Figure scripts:
═══

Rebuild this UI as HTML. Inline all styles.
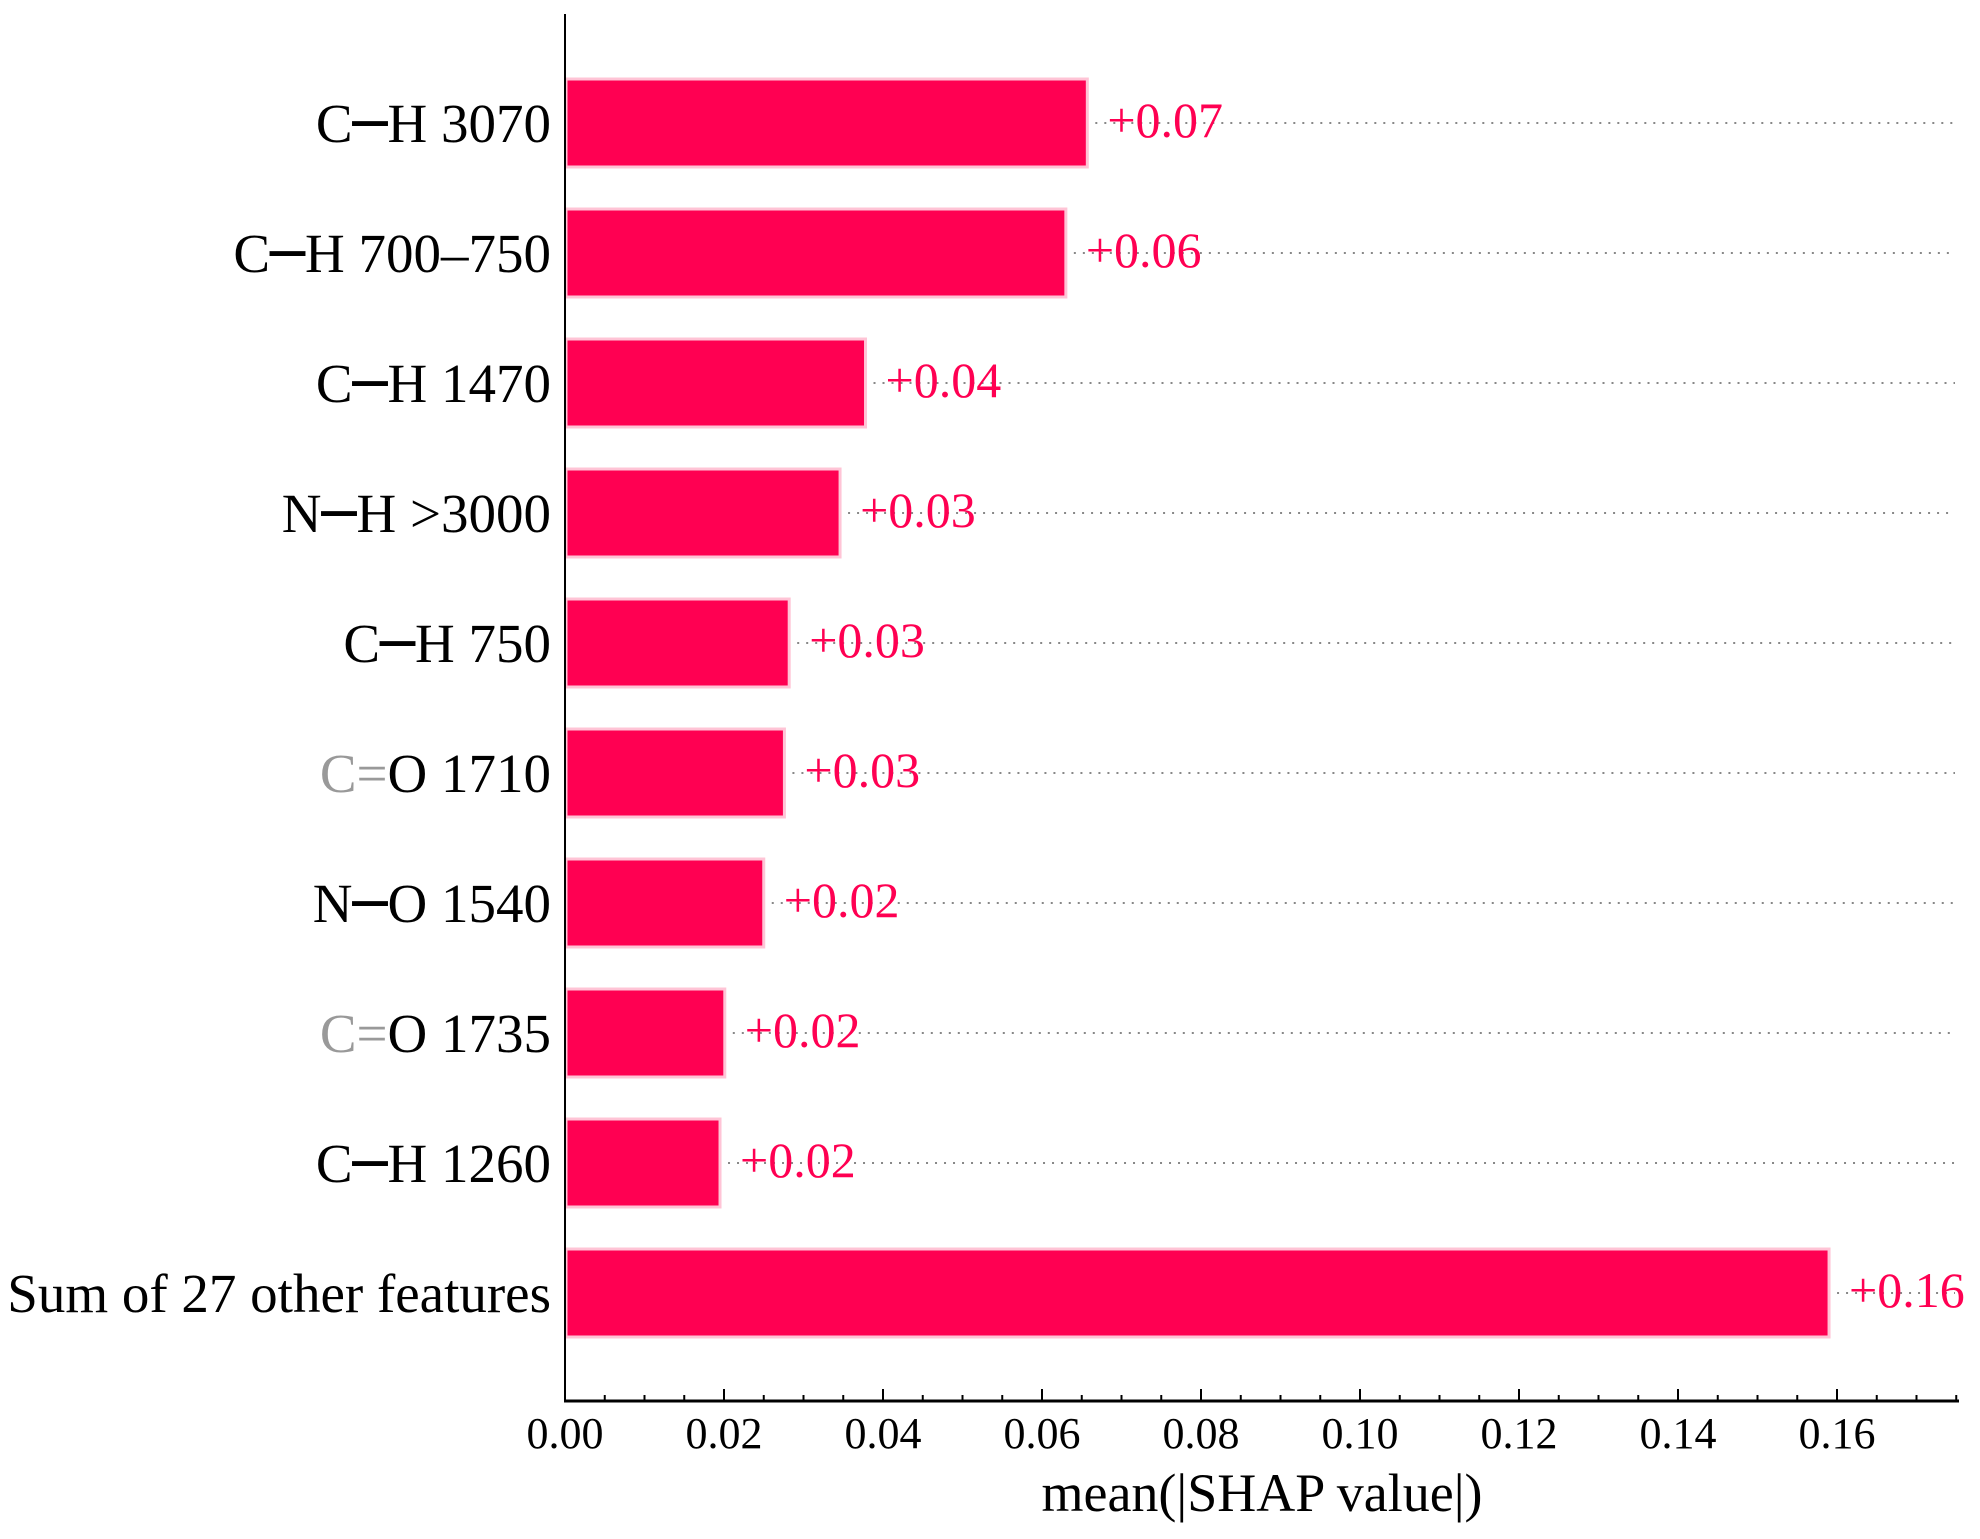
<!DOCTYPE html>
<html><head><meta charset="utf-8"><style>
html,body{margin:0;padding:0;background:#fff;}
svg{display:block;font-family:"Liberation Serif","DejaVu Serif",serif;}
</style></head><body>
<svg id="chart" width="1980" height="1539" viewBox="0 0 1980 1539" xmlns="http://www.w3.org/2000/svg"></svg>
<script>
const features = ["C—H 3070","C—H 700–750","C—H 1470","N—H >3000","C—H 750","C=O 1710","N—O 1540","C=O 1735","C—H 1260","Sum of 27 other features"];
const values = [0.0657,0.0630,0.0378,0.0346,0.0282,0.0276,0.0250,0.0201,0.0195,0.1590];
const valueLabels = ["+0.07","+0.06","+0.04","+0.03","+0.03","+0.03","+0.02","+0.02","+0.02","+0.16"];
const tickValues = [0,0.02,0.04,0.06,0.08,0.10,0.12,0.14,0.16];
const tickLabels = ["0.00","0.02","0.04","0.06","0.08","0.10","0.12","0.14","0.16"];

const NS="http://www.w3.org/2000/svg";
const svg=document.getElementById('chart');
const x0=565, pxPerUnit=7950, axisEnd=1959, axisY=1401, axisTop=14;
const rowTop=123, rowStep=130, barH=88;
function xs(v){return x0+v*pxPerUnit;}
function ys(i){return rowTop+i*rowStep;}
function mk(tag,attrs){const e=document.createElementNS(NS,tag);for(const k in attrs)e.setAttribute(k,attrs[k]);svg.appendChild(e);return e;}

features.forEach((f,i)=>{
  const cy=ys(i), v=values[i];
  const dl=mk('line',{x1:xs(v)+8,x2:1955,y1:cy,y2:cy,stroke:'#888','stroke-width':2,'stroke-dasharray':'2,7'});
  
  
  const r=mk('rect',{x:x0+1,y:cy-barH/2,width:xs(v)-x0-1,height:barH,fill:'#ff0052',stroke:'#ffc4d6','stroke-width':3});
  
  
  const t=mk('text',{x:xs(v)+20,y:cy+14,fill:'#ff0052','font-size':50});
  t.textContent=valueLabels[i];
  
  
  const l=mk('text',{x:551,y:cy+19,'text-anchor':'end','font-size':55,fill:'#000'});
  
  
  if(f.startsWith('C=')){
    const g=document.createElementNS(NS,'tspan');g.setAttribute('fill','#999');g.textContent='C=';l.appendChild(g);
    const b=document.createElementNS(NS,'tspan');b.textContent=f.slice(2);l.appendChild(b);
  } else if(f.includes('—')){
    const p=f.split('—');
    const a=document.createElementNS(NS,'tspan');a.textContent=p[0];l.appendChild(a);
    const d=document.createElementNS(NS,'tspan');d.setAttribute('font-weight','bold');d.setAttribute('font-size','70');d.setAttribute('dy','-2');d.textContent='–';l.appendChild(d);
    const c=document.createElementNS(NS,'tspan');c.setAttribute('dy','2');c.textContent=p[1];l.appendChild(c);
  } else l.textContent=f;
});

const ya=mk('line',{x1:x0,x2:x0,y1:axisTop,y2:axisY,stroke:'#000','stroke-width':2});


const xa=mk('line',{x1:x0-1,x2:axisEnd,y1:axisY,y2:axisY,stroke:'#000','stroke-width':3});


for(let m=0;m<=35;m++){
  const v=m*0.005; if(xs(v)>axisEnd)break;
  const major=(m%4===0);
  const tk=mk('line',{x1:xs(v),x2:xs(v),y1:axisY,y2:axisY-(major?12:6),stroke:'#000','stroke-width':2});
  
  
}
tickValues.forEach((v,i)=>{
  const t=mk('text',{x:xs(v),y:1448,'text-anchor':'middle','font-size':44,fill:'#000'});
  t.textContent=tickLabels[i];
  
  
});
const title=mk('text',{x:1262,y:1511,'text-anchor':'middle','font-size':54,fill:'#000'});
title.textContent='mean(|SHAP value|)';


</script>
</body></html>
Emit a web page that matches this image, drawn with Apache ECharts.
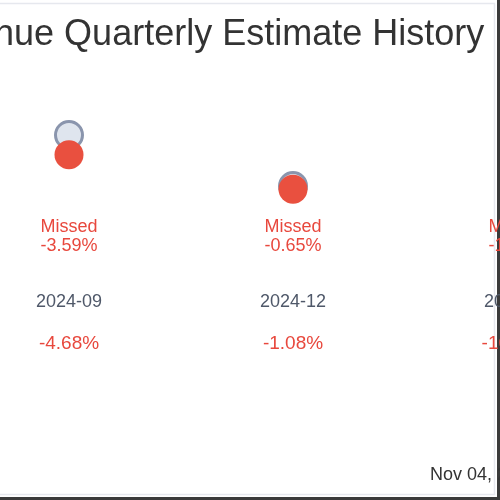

═══

Work to be completed: Copy out each line that contains the word "this".

Problem solution:
Rebuild this UI as HTML. Inline all styles.
Emit a web page that matches this image, drawn with Apache ECharts.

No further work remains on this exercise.